### REQUEST
Make an exact copy of the lines, leaving the pictures out.
-- start SUPPLIED DATA --
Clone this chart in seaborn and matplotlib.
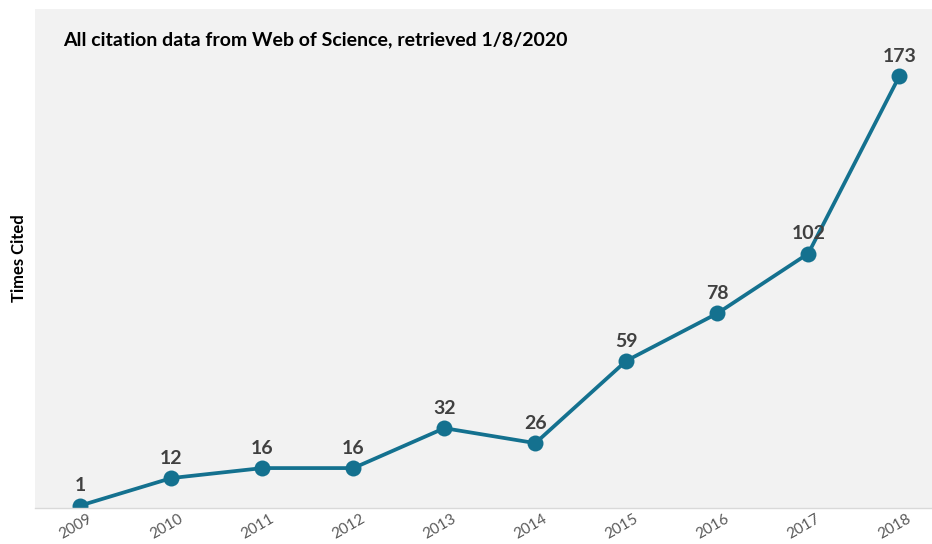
import pandas as pd
import matplotlib
matplotlib.use("Agg")
import matplotlib.pyplot as plt
import matplotlib.transforms as mtransforms
import seaborn as sns

years = [2009, 2010, 2011, 2012, 2013, 2014, 2015, 2016, 2017, 2018]
cites = [1, 12, 16, 16, 32, 26, 59, 78, 102, 173]
title_text = "All citation data from Web of Science, retrieved 1/8/2020"
y_label = "Times Cited"

df = pd.DataFrame({"year": years, "cites": cites})

sns.set_style("white")
plt.rcParams['font.family'] = ['Lato', 'DejaVu Sans']

line_col = "#14718f"

fig = plt.figure(figsize=(9.32, 5.44), dpi=100)
ax = fig.add_axes([35 / 932, 1 - 508 / 544, 897 / 932, 499 / 544])
ax.set_facecolor("#f2f2f2")

sns.lineplot(data=df, x="year", y="cites", ax=ax, color=line_col, lw=2.7,
             marker="o", markersize=11.5, markeredgewidth=0)

for x, y in zip(years, cites):
    ax.annotate(str(y), (x, y), xytext=(0, 8), textcoords="offset points",
                ha="center", va="bottom", fontsize=14, fontweight="bold",
                color="#404040")

ax.set_xlim(2008.5, 2018.36)
ax.set_ylim(0, 200)
ax.set_xticks(years)
ax.set_xticklabels([str(y) for y in years], rotation=30, ha="center",
                   fontsize=11, color="#595959")
ax.tick_params(axis="x", length=0, pad=3)
shift = mtransforms.ScaledTranslation(-5 / 100, 0, fig.dpi_scale_trans)
for lbl in ax.get_xticklabels():
    lbl.set_transform(lbl.get_transform() + shift)
ax.set_yticks([])
ax.set_xlabel("")
ax.set_ylabel(y_label, fontsize=12, fontweight="bold", color="black", labelpad=6)

for s in ["top", "right", "left"]:
    ax.spines[s].set_visible(False)
ax.spines["bottom"].set_color("#d9d9d9")
ax.spines["bottom"].set_linewidth(1)

ax.text(0.031, 0.955, title_text, transform=ax.transAxes, ha="left", va="top",
        fontsize=14, fontweight="bold", color="black")

fig.savefig("out.png", dpi=100)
-- end SUPPLIED DATA --
### EXPECTED ANSWER
Clone this chart in seaborn and matplotlib.
import pandas as pd
import matplotlib
matplotlib.use("Agg")
import matplotlib.pyplot as plt
import matplotlib.transforms as mtransforms
import seaborn as sns

years = [2009, 2010, 2011, 2012, 2013, 2014, 2015, 2016, 2017, 2018]
cites = [1, 12, 16, 16, 32, 26, 59, 78, 102, 173]
title_text = "All citation data from Web of Science, retrieved 1/8/2020"
y_label = "Times Cited"

df = pd.DataFrame({"year": years, "cites": cites})

sns.set_style("white")
plt.rcParams['font.family'] = ['Lato', 'DejaVu Sans']

line_col = "#14718f"

fig = plt.figure(figsize=(9.32, 5.44), dpi=100)
ax = fig.add_axes([35 / 932, 1 - 508 / 544, 897 / 932, 499 / 544])
ax.set_facecolor("#f2f2f2")

sns.lineplot(data=df, x="year", y="cites", ax=ax, color=line_col, lw=2.7,
             marker="o", markersize=11.5, markeredgewidth=0)

for x, y in zip(years, cites):
    ax.annotate(str(y), (x, y), xytext=(0, 8), textcoords="offset points",
                ha="center", va="bottom", fontsize=14, fontweight="bold",
                color="#404040")

ax.set_xlim(2008.5, 2018.36)
ax.set_ylim(0, 200)
ax.set_xticks(years)
ax.set_xticklabels([str(y) for y in years], rotation=30, ha="center",
                   fontsize=11, color="#595959")
ax.tick_params(axis="x", length=0, pad=3)
shift = mtransforms.ScaledTranslation(-5 / 100, 0, fig.dpi_scale_trans)
for lbl in ax.get_xticklabels():
    lbl.set_transform(lbl.get_transform() + shift)
ax.set_yticks([])
ax.set_xlabel("")
ax.set_ylabel(y_label, fontsize=12, fontweight="bold", color="black", labelpad=6)

for s in ["top", "right", "left"]:
    ax.spines[s].set_visible(False)
ax.spines["bottom"].set_color("#d9d9d9")
ax.spines["bottom"].set_linewidth(1)

ax.text(0.031, 0.955, title_text, transform=ax.transAxes, ha="left", va="top",
        fontsize=14, fontweight="bold", color="black")

fig.savefig("out.png", dpi=100)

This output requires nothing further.